By Ven Ram, Bloomberg Market Live analyst and reporter
Euro-area rates markets haven’t been this skittish. Ever.
Short expiries of front-tenor swaptions are so elevated that they are factoring in daily moves of more than 13 basis points on underlying swaps. The angst coincides with the European Central Bank preparing to take its first tentative step toward policy normalization.
Given the not inconsiderable headwinds facing the ECB, you may question how much the central bank would really be able to “normalize” rates, and you wouldn’t have to be far too skeptical to question that. For, just a while ago, the two-year swap rate was around 2%, and to say that we have come off from those levels would be the understatement of the week.

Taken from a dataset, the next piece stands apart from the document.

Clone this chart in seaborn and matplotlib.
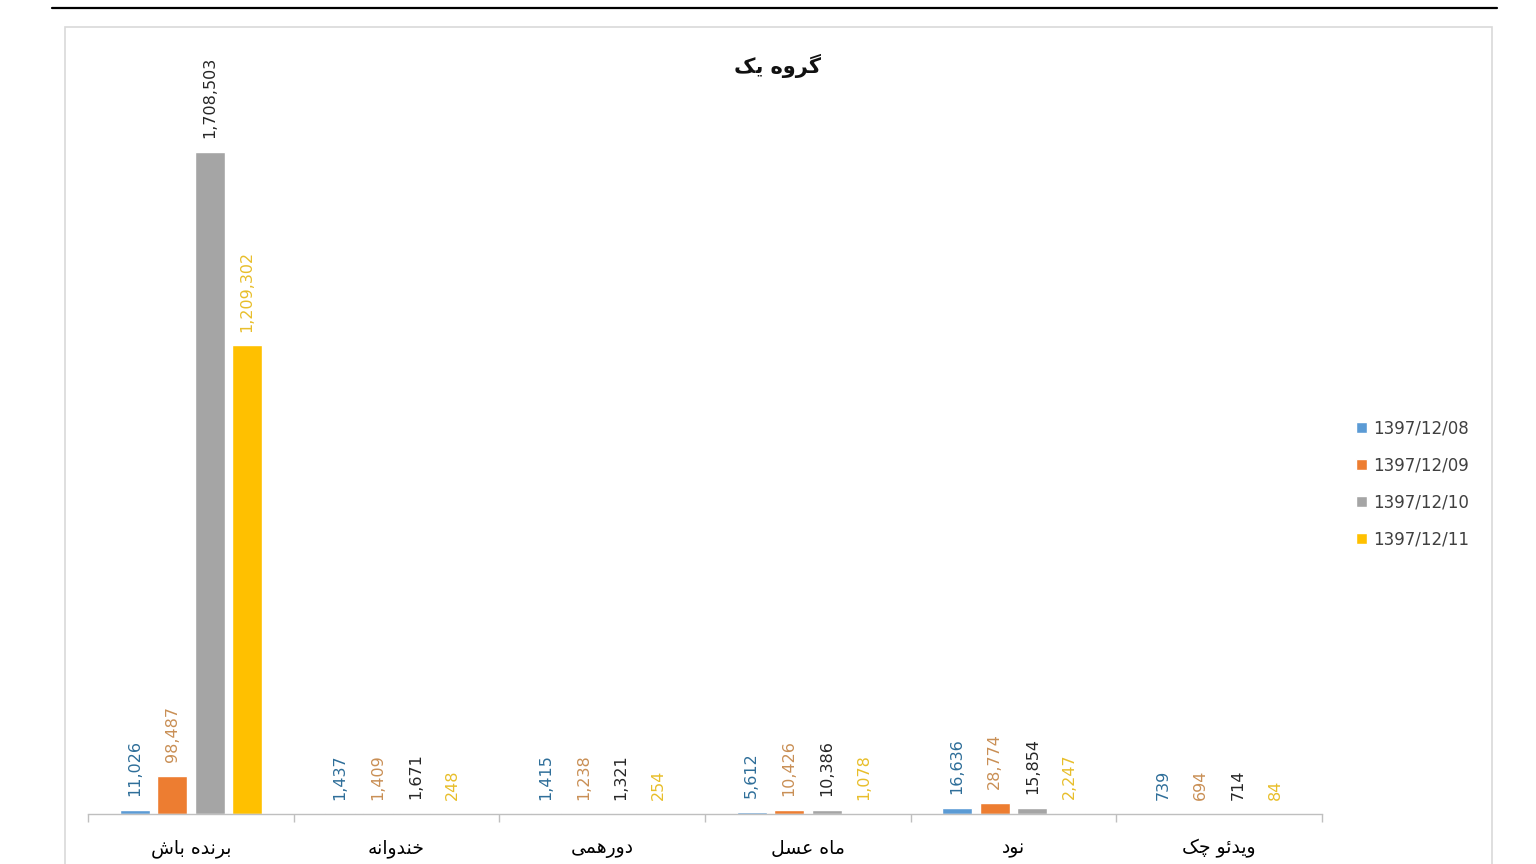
import matplotlib
matplotlib.use("Agg")
import matplotlib.pyplot as plt
from matplotlib.lines import Line2D
from matplotlib.patches import Rectangle
import seaborn as sns
import pandas as pd

# ---------------- data ----------------
title = "گروه یک"
shows = ["برنده باش", "خندوانه", "دورهمی", "ماه عسل", "نود", "ویدئو چک"]
dates = ["1397/12/08", "1397/12/09", "1397/12/10", "1397/12/11"]
v_0808 = [11026, 1437, 1415, 5612, 16636, 739]
v_0809 = [98487, 1409, 1238, 10426, 28774, 694]
v_0810 = [1708503, 1671, 1321, 10386, 15854, 714]
v_0811 = [1209302, 248, 254, 1078, 2247, 84]
series = [v_0808, v_0809, v_0810, v_0811]

bar_colors = ["#5B9BD5", "#ED7D31", "#A5A5A5", "#FFC000"]
label_colors = ["#2E6E99", "#C98F55", "#262626", "#E8BE2A"]

# ---------- minimal Arabic/Persian shaping for display ----------
FORMS = {
    "\u0627": ("\uFE8D", "\uFE8E", None, None),
    "\u0628": ("\uFE8F", "\uFE90", "\uFE91", "\uFE92"),
    "\u062E": ("\uFEA5", "\uFEA6", "\uFEA7", "\uFEA8"),
    "\u062F": ("\uFEA9", "\uFEAA", None, None),
    "\u0631": ("\uFEAD", "\uFEAE", None, None),
    "\u0633": ("\uFEB1", "\uFEB2", "\uFEB3", "\uFEB4"),
    "\u0634": ("\uFEB5", "\uFEB6", "\uFEB7", "\uFEB8"),
    "\u0639": ("\uFEC9", "\uFECA", "\uFECB", "\uFECC"),
    "\u0644": ("\uFEDD", "\uFEDE", "\uFEDF", "\uFEE0"),
    "\u0645": ("\uFEE1", "\uFEE2", "\uFEE3", "\uFEE4"),
    "\u0646": ("\uFEE5", "\uFEE6", "\uFEE7", "\uFEE8"),
    "\u0647": ("\uFEE9", "\uFEEA", "\uFEEB", "\uFEEC"),
    "\u0648": ("\uFEED", "\uFEEE", None, None),
    "\u0626": ("\uFE89", "\uFE8A", "\uFE8B", "\uFE8C"),
    "\u06AF": ("\uFB92", "\uFB93", "\uFB94", "\uFB95"),
    "\u0686": ("\uFB7A", "\uFB7B", "\uFB7C", "\uFB7D"),
    "\u06A9": ("\uFB8E", "\uFB8F", "\uFB90", "\uFB91"),
    "\u06CC": ("\uFBFC", "\uFBFD", "\uFBFE", "\uFBFF"),
}


def shape(text):
    out = []
    for i, c in enumerate(text):
        if c not in FORMS:
            out.append(c)
            continue
        prev = text[i - 1] if i > 0 else None
        nxt = text[i + 1] if i + 1 < len(text) else None
        jp = prev in FORMS and FORMS[prev][2] is not None
        jn = nxt in FORMS and FORMS[c][2] is not None
        iso, fin, ini, med = FORMS[c]
        if jp and jn:
            out.append(med)
        elif jp:
            out.append(fin)
        elif jn:
            out.append(ini)
        else:
            out.append(iso)
    return "".join(reversed(out))


# ---------------- figure ----------------
sns.set_style("white")
plt.rcParams["font.family"] = ["DejaVu Sans"]

rows = []
for d, vals in zip(dates, series):
    for s, v in zip(shows, vals):
        rows.append({"show": s, "date": d, "views": v})
df = pd.DataFrame(rows)

fig = plt.figure(figsize=(15.36, 8.64), dpi=100)
ax = fig.add_axes([88 / 1536, 1 - 814 / 864, (1322 - 88) / 1536, (814 - 100) / 864])

sns.barplot(data=df, x="show", y="views", hue="date", order=shows,
            hue_order=dates, palette=bar_colors, width=0.73, gap=0.2,
            errorbar=None, ax=ax, saturation=1)

ax.set_ylim(0, 1708503 * 714 / 662)
ax.set_xlim(-0.5, len(shows) - 0.5)

for i, cont in enumerate(ax.containers):
    ax.bar_label(cont, labels=[f"{v:,}" for v in series[i]], rotation=90,
                 padding=10, color=label_colors[i], fontsize=11.5)

ax.set_xticks(range(len(shows)))
ax.set_xticklabels([shape(s) for s in shows], fontsize=13.5, color="#000000")
ax.tick_params(axis="x", which="major", length=0, pad=18, bottom=False)
ax.set_xticks([i - 0.5 for i in range(len(shows) + 1)], minor=True)
ax.tick_params(axis="x", which="minor", length=6, width=1, color="#BFBFBF",
               direction="out", bottom=True)
ax.set_yticks([])
ax.set_xlabel("")
ax.set_ylabel("")
for side in ["top", "right", "left"]:
    ax.spines[side].set_visible(False)
ax.spines["bottom"].set_color("#BFBFBF")
ax.spines["bottom"].set_linewidth(1)

leg = ax.legend(loc="center left", bbox_to_anchor=(1341 / 1536, 1 - 484 / 864),
                bbox_transform=fig.transFigure, frameon=False, fontsize=12,
                handlelength=0.65, handleheight=0.65, handletextpad=0.35,
                labelspacing=1.15)
for t in leg.get_texts():
    t.set_color("#404040")

fig.text(778 / 1536, 1 - 66 / 864, shape(title), ha="center", va="center",
         fontsize=15, fontweight="bold", color="#111111")

fig.add_artist(Line2D([52 / 1536, 1497 / 1536], [1 - 8 / 864, 1 - 8 / 864],
                      color="black", lw=1.6, transform=fig.transFigure))
fig.add_artist(Rectangle((65 / 1536, -0.02), (1492 - 65) / 1536, 1 - 27 / 864 + 0.02,
                         fill=False, edgecolor="#D9D9D9", lw=1.2,
                         transform=fig.transFigure))

fig.savefig("out.png", dpi=100)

The markets are taking a pretty grim view of how the euro-area economy will cope, and it indeed feels like a bit of irony that we may get to know about whether Russia will indeed turn back those crucial gas supplies on the same day the ECB meets. An adverse decision could not only hobble the economy, but also catapult soaring natural-gas prices -- which have already spiraled away -- even higher.
For the ECB, though, there seems no respite, caught between fears of weaker growth and inflation that sent its forecasts faster to a paper-shredder than you can send a print command.
And then there are fears of fragmentation, to tackle which the ECB may unveil a blueprint. Oh, not to mention, the brewing political crisis in Italy that policy makers may be concerned about.
Little wonder that the rates markets are caught up in so much angst.